I build truck models and was wondering how some of you may store your trucks , or other big models, to protect them from damage, sun, heat, cold, airborne stuff...etc. I ask because a lot of my older car models have some type of spots on the chrome and , clear parts, even on unpainted areas. I can't even wax these spots off. Sooo Unless I want to rebuild them they are ruined. I was thinking maybe airborne grease from cooking might have done this but........... Suggestions, comments?


----------



## Tuxedo (Dec 14, 2011)

Ok great. Thank you:thumbsup:


----------



## irishtrek (Sep 17, 2005)

The best way to keep your models 'clean' is to display them in a clear display case.


----------



## whiskeyrat (May 7, 2012)

Yup. 

It doesn't matter what the spots are, or how they got there, what matters is the finish on the model has been compromised. Seems like the best option is to keep your models under display cases, if you really want them to be preserved. And probably keep them out of direct sunlight, too, for that matter.
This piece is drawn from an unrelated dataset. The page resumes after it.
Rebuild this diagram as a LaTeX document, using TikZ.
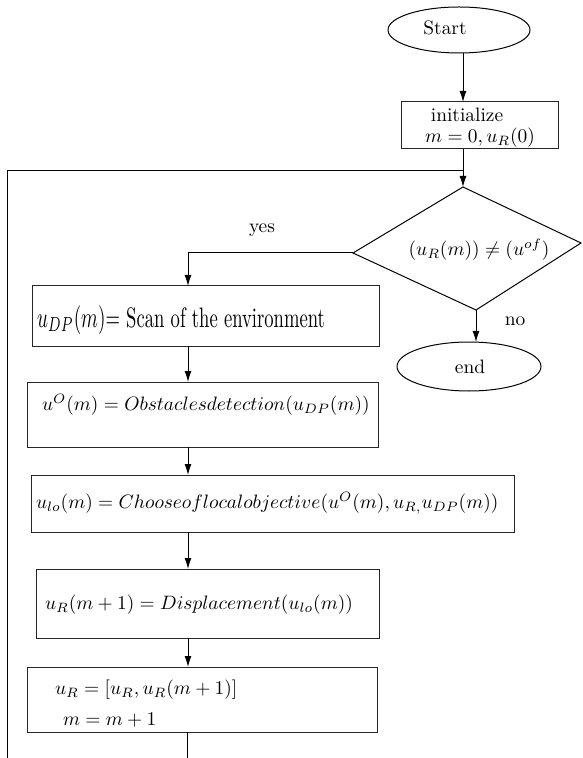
\documentclass[tikz,border=0pt]{standalone}
\usetikzlibrary{shapes.geometric,arrows.meta}
\newcommand{\mymath}[1]{\scalebox{0.97}{$#1$}}
\begin{document}
\begin{tikzpicture}[x=0.5pt,y=-0.5pt,
  every node/.style={font=\fontsize{9.7}{11.5}\selectfont, inner sep=0pt, outer sep=0pt},
  box/.style={draw=black!85, line width=0.5pt, rectangle},
  oval/.style={draw=black, line width=0.5pt, ellipse},
  conn/.style={draw=black, line width=0.5pt},
  arr/.style={conn, -{Latex[length=5.5pt,width=3.5pt]}},
  txt/.style={anchor=west}]
\useasboundingbox (0,0) rectangle (582,758);

% start and init
\node[oval, minimum width=71pt, minimum height=23pt] (start) at (459,30) {};
\node (starttxt) at (445,28) {Start};
\node[box, minimum width=78.5pt, minimum height=23.5pt] (init) at (479.5,125.5) {};
\node (inittxt1) at (467,115) {initialize};
\node (inittxt2) at (480,138) {\mymath{m=0,u_R(0)}};

% decision
\coordinate (dT) at (463,187);
\coordinate (dL) at (353,253);
\coordinate (dR) at (581,243);
\coordinate (dB) at (476,310);
\draw[conn] (dT) -- (dR) -- (dB) -- (dL) -- cycle;
\node (dtxt) at (479,250) {\mymath{(u_R(m))\neq(u^{of})}};

% end
\node[oval, minimum width=72pt, minimum height=24.5pt] (endn) at (469,366.5) {};
\node (endtxt) at (470,367) {end};
\node (no) at (515,321) {no};
\node (yes) at (262,230) {yes};

% process boxes
\node[box, minimum width=173.5pt, minimum height=30pt] (scan) at (205.5,316) {};
\node[txt] (scantxt) at (37,320) {\scalebox{0.96}[1.45]{$u_{DP}(m)$= Scan of the environment}};

\node[box, minimum width=175.5pt, minimum height=32.5pt] (obst) at (202.5,414.5) {};
\node[txt] (obsttxt) at (42,405) {\mymath{u^{O}(m)=Obstaclesdetection(u_{DP}(m))}};

\node[box, minimum width=241.5pt, minimum height=28.5pt] (choose) at (272.5,503.5) {};
\node[txt] (choosetxt) at (36,503) {\mymath{u_{lo}(m)=Chooseoflocalobjective(u^{O}(m),u_{R,}u_{DP}(m))}};

\node[box, minimum width=171.5pt, minimum height=34.5pt] (disp) at (207.5,603.5) {};
\node[txt] (disptxt) at (45,605) {\mymath{u_R(m+1)=Displacement(u_{lo}(m))}};

\node[box, minimum width=175pt, minimum height=32.5pt] (upd) at (202,699.5) {};
\node[txt] (updtxt1) at (55,690) {\mymath{u_R=[u_R,u_R(m+1)]}};
\node[txt] (updtxt2) at (63,720) {\mymath{m=m+1}};

% connectors
\coordinate (yc) at (188,253);
\coordinate (lj) at (463,171);
\coordinate (lb) at (7,758);
\coordinate (ub) at (187,758);

\draw[arr] (start.south -| dT) -- (init.north -| dT);
\draw[arr] (init.south -| dT) -- (dT);
\draw[conn] (lb) |- (lj);
\draw[arr] (dL) -- (yc) -- (yc |- scan.north);
\draw[arr] (dB) -- (endn.north -| dB);
\draw[arr] (scan.south -| yc) -- (obst.north -| yc);
\draw[arr] (obst.south -| yc) -- (choose.north -| yc);
\draw[arr] (choose.south -| yc) -- (disp.north -| yc);
\draw[arr] (disp.south -| yc) -- (upd.north -| yc);
\draw[conn] (upd.south -| ub) -- (ub);
\end{tikzpicture}
\end{document}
Maybe you could Bare-Metal-Foil-over the chrome parts, and simply cover them, rather than trying to re-chrome or rub-out the spots?


----------



## Tuxedo (Dec 14, 2011)

I have used bare metal before on bumpers to repair/re chrome them and that works great. Those"spots' don't come off of the glass or the finish though. I can remove the "glass" and polish them down with a 3m headlight repair kit but the paint and decals will need to be removed and repainted and re decal-ed - if I can find decals for some of these. A truck model is pretty big. Where on earth can you find a display case for something that big?[/I]


----------



## irishtrek (Sep 17, 2005)

Check out Mikes decals, they might have replacements and they carry decals from several different brands.
You talking about semi trucks in 1/25 scale???


----------



## harpooner54 (Sep 15, 2008)

There are all types of display cases out there. You can even have custom
acrylic cases made. This place, here on the west coast, made an acrylic case
for a 1/32 scale German U-boat model that I helped build. The model itself
was almost 7 feet long.

http://www.atenterprises.com/index.html

I'm sure that there are places much closer to you that also do the same type
of work.

-David


----------



## Tuxedo (Dec 14, 2011)

irishtrek said:


> Check out Mikes decals, they might have replacements and they carry decals from several different brands.
> You talking about semi trucks in 1/25 scale???


Yes 1/25th scale

Thanks guys


----------



## irishtrek (Sep 17, 2005)

Tuxedo said:


> Yes 1/25th scale
> 
> Thanks guys


If individual display cases are not an option then you may want to consider a display case with glass sides and doors.


----------



## aussiemuscle308 (Dec 2, 2014)

i got a cheap cadenza from a garage sale. they are usually very cheap. i recently added LED strip to illuminate it.


and a china cabinet. not really suitable for viewing the models.


and a wall mounted acrylic model case


----------